The conventional pretreatment risk factors for advanced prostatic cancers were performance status, the presence or absence of bone pain, tumour grade, biochemical parameters such as haemoglobin, alkaline phosphatase and testosterone levels and the EOD grade (Emrich et al, 1985; Soloway et al, 1988; Chodak et al, 1991). PSA is the most widely used tumour marker for diagnosis and follow-up of prostate cancer, but the importance of pretreatment PSA in predicting outcome after therapies was not yet confirmed. In this study, we investigated the relation between survival time and seven potential prognostic factors (age, performance status, tumour grade, PSA, alkaline phosphatase, ICTP and %PABS), using univariate and multivariate regression models. The tumour grade, %PABS, alkaline phosphatase and number of bone lesions were derived from a univariate analysis of prognostic factors for the survival in this series, although the tumour grade, alkaline phosphatase and the number of bone lesions did not remain independent of prognostic value by multivariate analysis. Only the %PABS was a significant predictor of survival after hormonal treatments. Performance status, which was reported as a very strong independent parameter previously (Chodak et al, 1991), was not a significant predictor. One possible reason for this discrepancy might be in part because of heterogeneity of treatment in the present study. Although the total number of patients in this study was small, the number of patients who had disease death (26 patients, 50%) was quite high, and makes the significance of the data from this study strong relative to its size.

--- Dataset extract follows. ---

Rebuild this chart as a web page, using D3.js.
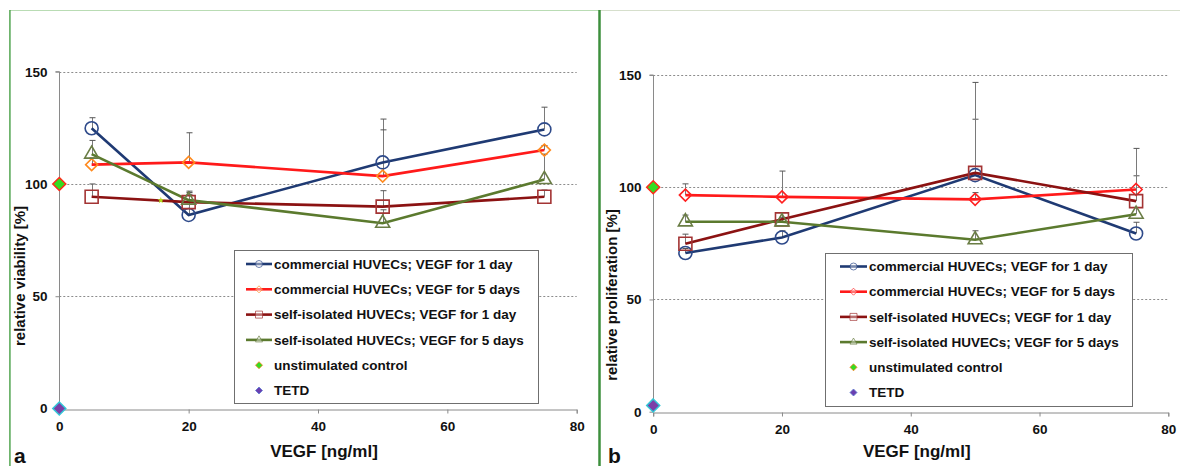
<!DOCTYPE html>
<html>
<head>
<meta charset="utf-8">
<script src="https://cdn.jsdelivr.net/npm/d3@7"></script>
<style>
	body { margin: 0; background: #fff; }
	text { font-family: "Liberation Sans", Arial, sans-serif; }
</style>
</head>
<body>
<svg id="chart" width="1180" height="466"></svg>
<script>
const doses = [5, 20, 50, 75];
const xTicks = [0, 20, 40, 60, 80];
const yTicks = [0, 50, 100, 150];
const seriesNames = [
	"commercial HUVECs; VEGF for 1 day",
	"commercial HUVECs; VEGF for 5 days",
	"self-isolated HUVECs; VEGF for 1 day",
	"self-isolated HUVECs; VEGF for 5 days",
];
const controlNames = ["unstimulated control", "TETD"];

// panel a: relative viability [%]
const viaComm1 = [124.8, 86.2, 109.6, 124.3];
const viaComm5 = [108.6, 109.6, 103.5, 115.1];
const viaSelf1 = [94.3, 91.9, 89.9, 94.3];
const viaSelf5 = [113.3, 92.8, 82.5, 102.0];
const viaComm1Err = [4.7, 10.0, 19.3, 9.9];
const viaComm5Err = [3.0, 13.2, 20.6, 2.0];
const viaSelf1Err = [5.7, 3.5, 7.1, 3.0];
const viaSelf5Err = [6.1, 4.0, 6.0, 11.3];
const viaControl = [100, 0]; // unstimulated control, TETD (at 0 ng/ml)
const viaStray = [[15.7, 92.7]];

// panel b: relative proliferation [%]
const proComm1 = [70.7, 77.6, 105.4, 79.4];
const proComm5 = [96.5, 95.7, 94.6, 99.0];
const proSelf1 = [74.8, 85.7, 106.4, 93.8];
const proSelf5 = [84.6, 84.6, 76.6, 88.0];
const proComm1Err = [2.0, 3.0, 24.9, 5.0];
const proComm5Err = [5.0, 11.5, 3.0, 6.1];
const proSelf1Err = [4.3, 3.0, 40.3, 23.5];
const proSelf5Err = [3.0, 2.0, 4.0, 3.0];
const proControl = [100, 2.8];

const LINE_COLORS = ["#1f3a73", "#ff1a1a", "#8b1212", "#5b7a2e"];
const SHAPES = ["circle", "diamond", "square", "triangle"];

const panels = [
	{
		left: 59.3, right: 576.7, top: 71.7, bottom: 408.5,
		label: "a", labelX: 14, ylabel: "relative viability [%]", ylabelX: 20, ylabelY: 276,
		means: [viaComm1, viaComm5, viaSelf1, viaSelf5],
		errs: [viaComm1Err, viaComm5Err, viaSelf1Err, viaSelf5Err],
		control: viaControl, stray: viaStray,
		markerColors: ["#2e4a8a", "#ff8a1e", "#a33434", "#6a7d45"],
		legend: { x: 234, y: 250, w: 304, h: 153, first: 264, step: 25.3, sx: 246, ex: 272 },
	},
	{
		left: 653.2, right: 1168.3, top: 75, bottom: 411.7,
		label: "b", labelX: 608, ylabel: "relative proliferation [%]", ylabelX: 612, ylabelY: 295,
		means: [proComm1, proComm5, proSelf1, proSelf5],
		errs: [proComm1Err, proComm5Err, proSelf1Err, proSelf5Err],
		control: proControl, stray: [],
		markerColors: ["#2e4a8a", "#ff2020", "#a33434", "#6a7d45"],
		legend: { x: 825, y: 253, w: 307, h: 153, first: 266.5, step: 25.2, sx: 840, ex: 867 },
	},
];

const svg = d3.select("#chart");

// panel frames
svg.append("rect").attr("x", 9.5).attr("y", 10.5).attr("width", 590).attr("height", 470)
	.attr("fill", "none").attr("stroke", "#b9dcb4");
svg.append("line").attr("x1", 10).attr("x2", 10).attr("y1", 10).attr("y2", 466)
	.attr("stroke", "#3f9a3f").attr("stroke-width", 1.2);
svg.append("line").attr("x1", 600).attr("x2", 1180).attr("y1", 10.5).attr("y2", 10.5)
	.attr("stroke", "#d6dfcc");
svg.append("line").attr("x1", 599.5).attr("x2", 599.5).attr("y1", 10).attr("y2", 466)
	.attr("stroke", "#3d8f3d").attr("stroke-width", 2.5);

function markerPath(shape, s) {
	if (shape === "circle") return d3.symbol(d3.symbolCircle, Math.PI * s * s / 4)();
	if (shape === "square") return d3.symbol(d3.symbolSquare, s * s)();
	if (shape === "triangle") return d3.symbol(d3.symbolTriangle, Math.sqrt(3) / 4 * s * s)();
	// diamond: square rotated by 45 deg
	const h = s / 2;
	return `M0,${-h}L${h},0L0,${h}L${-h},0Z`;
}

panels.forEach((p) => {
	const x = d3.scaleLinear().domain([0, 80]).range([p.left, p.right]);
	const y = d3.scaleLinear().domain([0, 150]).range([p.bottom, p.top]);
	const g = svg.append("g");

	// gridlines
	g.selectAll(".grid").data(yTicks.filter((d) => d > 0)).enter().append("line")
		.attr("x1", x(0)).attr("x2", x(80))
		.attr("y1", (d) => Math.round(y(d)) + 0.5).attr("y2", (d) => Math.round(y(d)) + 0.5)
		.attr("stroke", "#8c8c8c").attr("stroke-dasharray", "2,2");

	// axes
	const yAxis = g.append("g").attr("transform", `translate(${Math.round(x(0)) + 0.5},0)`)
		.call(d3.axisLeft(y).tickValues(yTicks).tickSize(4).tickPadding(8));
	const xAxis = g.append("g").attr("transform", `translate(0,${Math.round(y(0)) + 0.5})`)
		.call(d3.axisBottom(x).tickValues(xTicks).tickSize(4).tickPadding(8));
	[xAxis, yAxis].forEach((a) => {
		a.select(".domain").attr("stroke", "#8a8a8a");
		a.selectAll(".tick line").attr("stroke", "#8a8a8a");
		a.selectAll(".tick text").attr("fill", "#111").style("font-size", "13.5px").style("font-weight", "bold");
	});
	yAxis.select(".domain").attr("d", `M-4,${y(150)}H0V${y(0)}`);

	// error bars (upper only)
	p.means.forEach((m, si) => {
		m.forEach((v, i) => {
			const top = v + p.errs[si][i];
			const cx = Math.round(x(doses[i])) + 0.5;
			g.append("line").attr("x1", cx).attr("x2", cx).attr("y1", y(v)).attr("y2", y(top))
				.attr("stroke", "#7a7a7a").attr("stroke-width", 1);
			g.append("line").attr("x1", cx - 3).attr("x2", cx + 3).attr("y1", y(top)).attr("y2", y(top))
				.attr("stroke", "#555").attr("stroke-width", 1);
		});
	});

	// series lines
	const line = d3.line().x((d, i) => x(doses[i])).y((d) => y(d));
	p.means.forEach((m, si) => {
		g.append("path").attr("d", line(m)).attr("fill", "none")
			.attr("stroke", LINE_COLORS[si]).attr("stroke-width", 2.6);
	});

	// markers
	const sizes = { circle: 13, diamond: 12, square: 13, triangle: 14 };
	p.means.forEach((m, si) => {
		g.selectAll(null).data(m).enter().append("path")
			.attr("d", markerPath(SHAPES[si], sizes[SHAPES[si]]))
			.attr("transform", (d, i) => `translate(${x(doses[i])},${y(d)})`)
			.attr("fill", "none").attr("stroke", p.markerColors[si]).attr("stroke-width", 1.6);
	});

	// controls at 0 ng/ml
	g.append("path").attr("d", markerPath("diamond", 13))
		.attr("transform", `translate(${x(0)},${y(p.control[0])})`)
		.attr("fill", "#33dd22").attr("stroke", "#ff2a1a").attr("stroke-width", 1.5);
	g.append("path").attr("d", markerPath("diamond", 13))
		.attr("transform", `translate(${x(0)},${y(p.control[1])})`)
		.attr("fill", "#7b3fa8").attr("stroke", "#33c6d6").attr("stroke-width", 1.5);

	p.stray.forEach((d) => {
		g.append("path").attr("d", d3.symbol(d3.symbolStar, 14)())
			.attr("transform", `translate(${x(d[0])},${y(d[1])})`).attr("fill", "#b9dd22");
	});

	// legend
	const L = p.legend;
	const lg = g.append("g");
	lg.append("rect").attr("x", L.x + 0.5).attr("y", L.y + 0.5).attr("width", L.w).attr("height", L.h)
		.attr("fill", "#fff").attr("stroke", "#6f6f6f");
	seriesNames.forEach((name, si) => {
		const ly = L.first + si * L.step;
		lg.append("line").attr("x1", L.sx).attr("x2", L.ex).attr("y1", ly).attr("y2", ly)
			.attr("stroke", LINE_COLORS[si]).attr("stroke-width", 2.6);
		lg.append("path").attr("d", markerPath(SHAPES[si], 7))
			.attr("transform", `translate(${(L.sx + L.ex) / 2},${ly})`)
			.attr("fill", "#fff").attr("fill-opacity", 0.4)
			.attr("stroke", p.markerColors[si]).attr("stroke-opacity", 0.7).attr("stroke-width", 1);
		lg.append("text").attr("x", L.ex + 2).attr("y", ly).attr("dy", "0.35em")
			.style("font-size", "13.5px").style("font-weight", "bold").attr("fill", "#111").text(name);
	});
	controlNames.forEach((name, ci) => {
		const ly = L.first + (4 + ci) * L.step;
		lg.append("path").attr("d", markerPath("diamond", 7))
			.attr("transform", `translate(${(L.sx + L.ex) / 2},${ly})`)
			.attr("fill", ci === 0 ? "#33dd22" : "#6a3fb0")
			.attr("stroke", ci === 0 ? "#ff7a1a" : "#5a7ad0").attr("stroke-width", 0.8);
		lg.append("text").attr("x", L.ex + 2).attr("y", ly).attr("dy", "0.35em")
			.style("font-size", "13.5px").style("font-weight", "bold").attr("fill", "#111").text(name);
	});

	// axis titles and panel letter
	g.append("text").attr("x", (x(0) + x(80)) / 2 + 6).attr("y", 451).attr("dy", "0.35em")
		.attr("text-anchor", "middle").style("font-size", "17px").style("font-weight", "bold")
		.attr("fill", "#111").text("VEGF [ng/ml]");
	g.append("text").attr("transform", `translate(${p.ylabelX},${p.ylabelY}) rotate(-90)`)
		.attr("text-anchor", "middle").attr("dy", "0.35em")
		.style("font-size", "15px").style("font-weight", "bold").attr("fill", "#111").text(p.ylabel);
	g.append("text").attr("x", p.labelX).attr("y", 463)
		.style("font-size", "21px").style("font-weight", "bold").attr("fill", "#111").text(p.label);
});
</script>
</body>
</html>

The findings of the present study suggest that the %PABS quantified automatically using the NIH Image program is a simple and reproducible estimate of the percentage of the skeleton involving tumours in patients with advanced prostate cancer. This method may be useful to stratify patients in clinical trials and may provide prognostic information. A large-scaled trial with more statistical power is needed to demonstrate that %PABS in patients with prostate cancer with bone metastasis is a significant predictor of survival after hormonal treatments. Further studies are required to assess the utility of serial %PABS determination in monitoring treatment effects.